The panel also noted a number of implausibilities in her testimony, notably, that
she had allowed her daughter to visit her in October 2006 despite the
difficulties she was experiencing and that her daughter returned in October
2007. In addition, the respondent confirms the reasonability of the panel’s
finding that the difficulties the applicant experienced because of her personal
situation and her status as a divorced woman do not represent harm that is sufficiently
serious or repetitive to constitute a form of persecution. In response to the
applicant’s argument about some of the documentary evidence, the respondent
submits that it is well established that analyzing the evidence and choosing
the most relevant elements fall within the panel’s expertise. The respondent
contends that the applicant cannot ask the Court to reassess the evidence that
was adduced and to substitute its opinion for the panel’s.
[20]
After
reviewing the record and hearing the parties, the Court cannot agree with the
applicant’s view. In the Court’s view, the panel’s analysis cannot be
characterized as imperfect, incomplete or inconsistent to the point where this
Court’s intervention would be warranted. On the contrary, the panel’s decision
is articulate and detailed. It was reasonable for the panel to reject the
applicant’s explanations and to find that her actions were inconsistent with
her alleged fear of persecution. Moreover, the Court notes that there is a
presumption that the tribunal has considered all the evidence in the record,
including the medical certificate in this case (Cepeda‑Gutierrez v
Canada (Minister of Citizenship and Immigration), [1998] FCJ No 1425, (1998) 157 FTR 35). Accordingly, the Court finds that the panel’s assessment of
the applicant’s credibility was reasonable.
b)
Availability
of IFA in Algiers
[21]
The
applicant believes that in this case the panel unreasonably concluded that she
had not discharged her burden of establishing that an IFA was not a viable
option. The applicant submits that the documentary evidence and her testimony
demonstrate the significant difficulties and obstacles that single women in
Algeria encounter as well as the persecution the applicant will face should she
return.
[22]
The
respondent maintains that it was open to the panel to find that the applicant
could relocate to the city of Algiers. The respondent submits that the onus was
on the applicant to demonstrate through “actual and concrete evidence” that
there was no internal flight alternative in Algeria, that she was at serious
risk of persecution throughout her country and that it was objectively
unreasonable for her to avail herself of an internal flight alternative. The
respondent adds that the panel correctly applied the two‑pronged test
established in Thirunavukkarasu v
Canada (Minister of Employment and Immigration), [1994] 1 FC 589. The respondent argues that the panel
carefully analyzed each of the explanations the applicant put forward to rule
out the availability of an IFA and rejected each of them.
[23]
The
Court is also of the view that the panel did not err in determining that an IFA
existed in Algiers, a city of several million people where the applicant could
blend in with the population. Moreover, according to the documentary evidence,
Algiers is not one of the regions where there may be a safety risk related to
terrorism (Tribunal Record, page 143). In fact, throughout his submissions to
the Court, counsel for the applicant tended to link and extrapolate the
daughter’s situation to the impact it could have on the applicant herself.

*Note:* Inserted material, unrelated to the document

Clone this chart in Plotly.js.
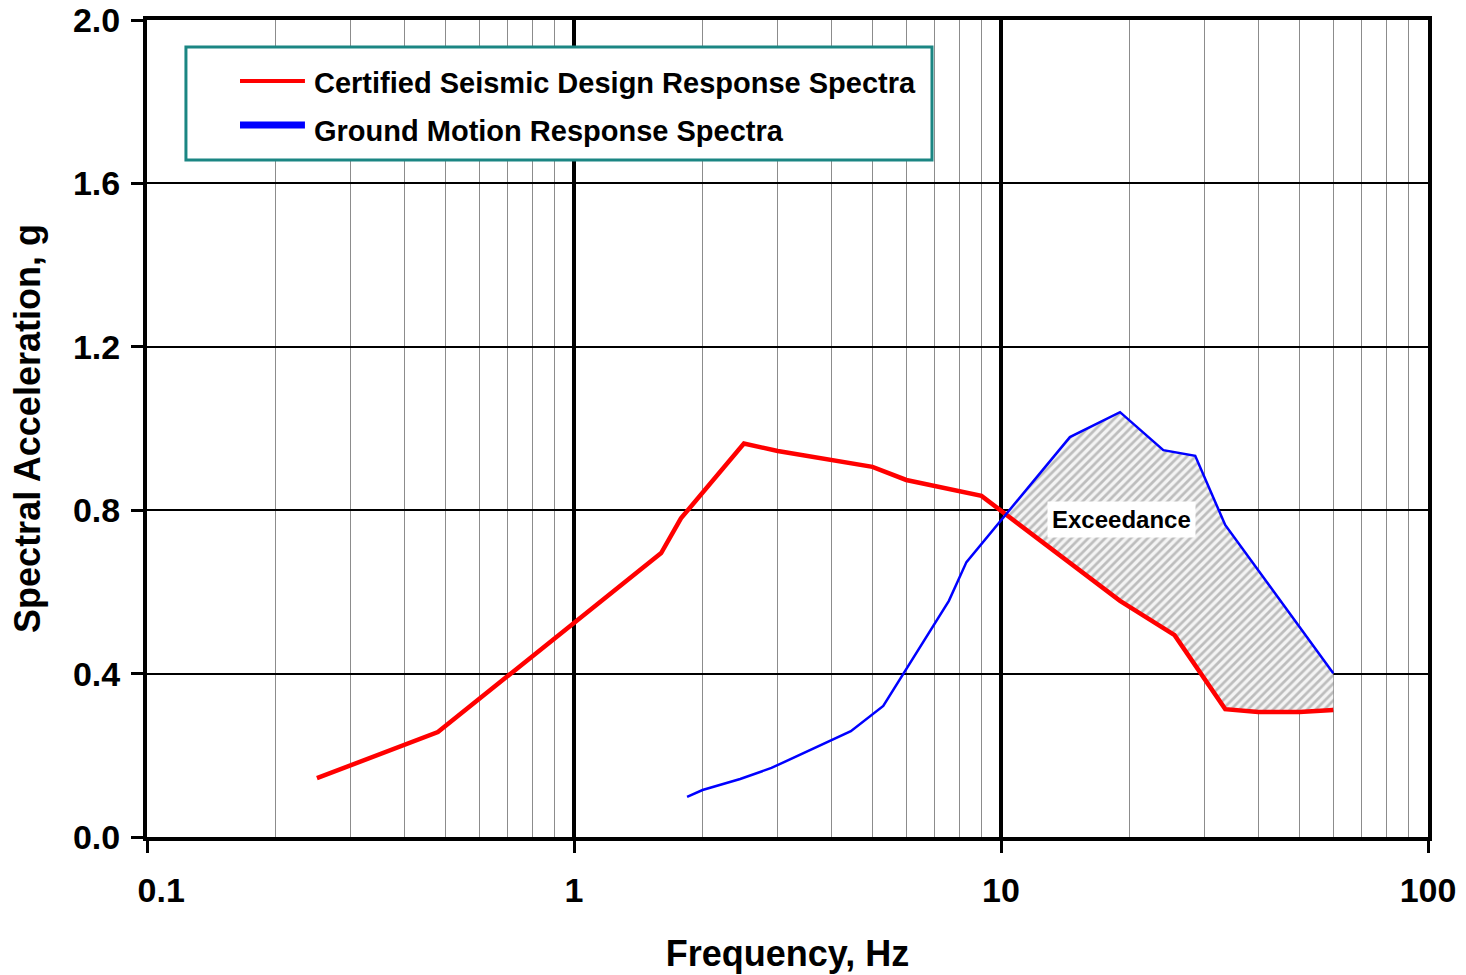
<!DOCTYPE html>
<html>
<head>
<meta charset="utf-8">
<script src="https://cdn.plot.ly/plotly-3.0.1.min.js"></script>
<style>
  html, body { margin: 0; padding: 0; background: #ffffff; }
  #chart { width: 1466px; height: 975px; }
</style>
</head>
<body>
<div id="chart"></div>
<script>
// ---- Data ----
const redName = "Certified Seismic Design Response Spectra";
const redFreq = [0.25, 0.48, 1.6, 1.78, 2.5, 3.0, 5.0, 6.0, 9.0, 19, 25.5, 33.5, 40, 50, 60];
const redSa   = [0.144, 0.257, 0.695, 0.78, 0.963, 0.945, 0.906, 0.874, 0.835, 0.578, 0.494, 0.313, 0.306, 0.306, 0.311];

const blueName = "Ground Motion Response Spectra";
const blueFreq = [1.84, 2.0, 2.45, 2.9, 4.45, 5.3, 7.55, 8.3, 14.5, 19, 24, 28.5, 33.5, 60];
const blueSa   = [0.098, 0.115, 0.142, 0.169, 0.259, 0.321, 0.578, 0.673, 0.979, 1.040, 0.947, 0.933, 0.764, 0.401];

const xTickVals = [0.1, 1, 10, 100];
const xTickText = ["\u00a0\u00a0\u00a00.1", "1", "10", "100"];
const yTickVals = [0, 0.4, 0.8, 1.2, 1.6, 2.0];
const yTickText = ["0.0", "0.4", "0.8", "1.2", "1.6", "2.0"];
const exceedLabel = "Exceedance";
const exceedLabelPos = {freq: 19.1, sa: 0.777};

// ---- Crossing point of the two curves (log-frequency space) ----
function findCrossing() {
  const lx = v => Math.log10(v);
  for (let i = 0; i < blueFreq.length - 1; i++) {
    for (let j = 0; j < redFreq.length - 1; j++) {
      const p1 = [lx(blueFreq[i]), blueSa[i]], p2 = [lx(blueFreq[i+1]), blueSa[i+1]];
      const q1 = [lx(redFreq[j]), redSa[j]], q2 = [lx(redFreq[j+1]), redSa[j+1]];
      const d = (p2[0]-p1[0])*(q2[1]-q1[1]) - (p2[1]-p1[1])*(q2[0]-q1[0]);
      if (Math.abs(d) < 1e-12) continue;
      const t = ((q1[0]-p1[0])*(q2[1]-q1[1]) - (q1[1]-p1[1])*(q2[0]-q1[0])) / d;
      const u = ((q1[0]-p1[0])*(p2[1]-p1[1]) - (q1[1]-p1[1])*(p2[0]-p1[0])) / d;
      if (t >= 0 && t <= 1 && u >= 0 && u <= 1) {
        return {f: Math.pow(10, p1[0] + t*(p2[0]-p1[0])), s: p1[1] + t*(p2[1]-p1[1])};
      }
    }
  }
  return null;
}
const cross = findCrossing();
const fillX = [cross.f], fillY = [cross.s];
blueFreq.forEach((f, i) => { if (f > cross.f) { fillX.push(f); fillY.push(blueSa[i]); } });
for (let j = redFreq.length - 1; j >= 0; j--) {
  if (redFreq[j] > cross.f) { fillX.push(redFreq[j]); fillY.push(redSa[j]); }
}

const FONT = '"Liberation Sans", Arial, sans-serif';

const traces = [
  {
    x: fillX, y: fillY, type: 'scatter', mode: 'lines',
    fill: 'toself', line: {width: 0, color: 'rgba(0,0,0,0)'},
    fillcolor: '#eeeeee',
    fillpattern: {shape: '/', fgcolor: '#bdbdbd', bgcolor: '#f4f4f4', size: 6, solidity: 0.45},
    showlegend: false, hoverinfo: 'skip'
  },
  {
    x: redFreq, y: redSa, type: 'scatter', mode: 'lines', name: redName,
    line: {color: '#ff0000', width: 4.5}, showlegend: false
  },
  {
    x: blueFreq, y: blueSa, type: 'scatter', mode: 'lines', name: blueName,
    line: {color: '#0000ff', width: 2.5}, showlegend: false
  }
];

// Legend (drawn as box, line samples and labels in paper coordinates)
const legendBox = {x0: 0.0304, x1: 0.6128, y0: 0.8286, y1: 0.967};
const shapes = [
  {type: 'rect', xref: 'paper', yref: 'paper', x0: legendBox.x0, x1: legendBox.x1, y0: legendBox.y0, y1: legendBox.y1,
   line: {color: '#1b8683', width: 3}, fillcolor: '#ffffff', layer: 'above'},
  {type: 'line', xref: 'paper', yref: 'paper', x0: 0.0726, x1: 0.1233, y0: 0.9253, y1: 0.9253,
   line: {color: '#ff0000', width: 4}, layer: 'above'},
  {type: 'line', xref: 'paper', yref: 'paper', x0: 0.0726, x1: 0.1233, y0: 0.8715, y1: 0.8715,
   line: {color: '#0000ff', width: 7}, layer: 'above'}
];

const annotations = [
  {xref: 'paper', yref: 'paper', x: 0.1288, y: 0.9229, xanchor: 'left', yanchor: 'middle', showarrow: false,
   text: redName, font: {family: FONT, size: 29, color: '#000', weight: 'bold'}},
  {xref: 'paper', yref: 'paper', x: 0.1288, y: 0.8641, xanchor: 'left', yanchor: 'middle', showarrow: false,
   text: blueName, font: {family: FONT, size: 29, color: '#000', weight: 'bold'}},
  {xref: 'x', yref: 'y', x: Math.log10(exceedLabelPos.freq), y: exceedLabelPos.sa, showarrow: false,
   text: exceedLabel, bgcolor: '#ffffff', borderpad: 4,
   font: {family: FONT, size: 24, color: '#000', weight: 'bold'}}
];

const layout = {
  width: 1466, height: 975,
  margin: {l: 147, r: 38, t: 20, b: 138, pad: 0},
  paper_bgcolor: '#ffffff', plot_bgcolor: '#ffffff',
  showlegend: false,
  font: {family: FONT, color: '#000'},
  xaxis: {
    type: 'log', range: [-1, 2],
    tickvals: xTickVals, ticktext: xTickText,
    ticks: 'outside', ticklen: 12, tickwidth: 3, tickcolor: '#000',
    showline: true, linecolor: '#000', linewidth: 4, mirror: true,
    showgrid: true, gridcolor: '#000', gridwidth: 3.5,
    zeroline: false,
    tickfont: {family: FONT, size: 34, color: '#000', weight: 'bold'},
    ticklabelstandoff: 8,
    minor: {dtick: 'D1', showgrid: true, gridcolor: '#8c8c8c', gridwidth: 1, ticks: ''},
    title: {text: 'Frequency, Hz', font: {family: FONT, size: 36, color: '#000', weight: 'bold'}, standoff: 34}
  },
  yaxis: {
    range: [0, 2],
    tickvals: yTickVals, ticktext: yTickText,
    ticks: 'outside', ticklen: 12, tickwidth: 3, tickcolor: '#000',
    showline: true, linecolor: '#000', linewidth: 4, mirror: true,
    showgrid: true, gridcolor: '#000', gridwidth: 2,
    zeroline: false,
    tickfont: {family: FONT, size: 34, color: '#000', weight: 'bold'},
    ticklabelstandoff: 4,
    title: {text: 'Spectral Acceleration, g', font: {family: FONT, size: 36, color: '#000', weight: 'bold'}, standoff: 22}
  },
  shapes: shapes,
  annotations: annotations
};

Plotly.newPlot('chart', traces, layout, {displayModeBar: false, staticPlot: true});
</script>
</body>
</html>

However, based on the evidence in the record, the Court cannot accept this
argument (Tribunal Record, pages 78‑9, 236).
[24]
The
panel’s IFA findings are well substantiated and fall within a range of
possible, acceptable outcomes (Dunsmuir). It is also
settled law that the existence of an IFA, as in this case, is fatal to any
refugee claim (Pena v Canada (Minister of Citizenship and Immigration),
2009 FC 616 and Lopez v Canada (Minister of Citizenship and Immigration),
2010 FC 990).
[25]
The
Court sympathises with the applicant’s situation, but in the circumstances the
Court’s intervention is not justified. Consequently, the application for
judicial review is dismissed. The parties did not propose any question for
certification, and the record does not raise any.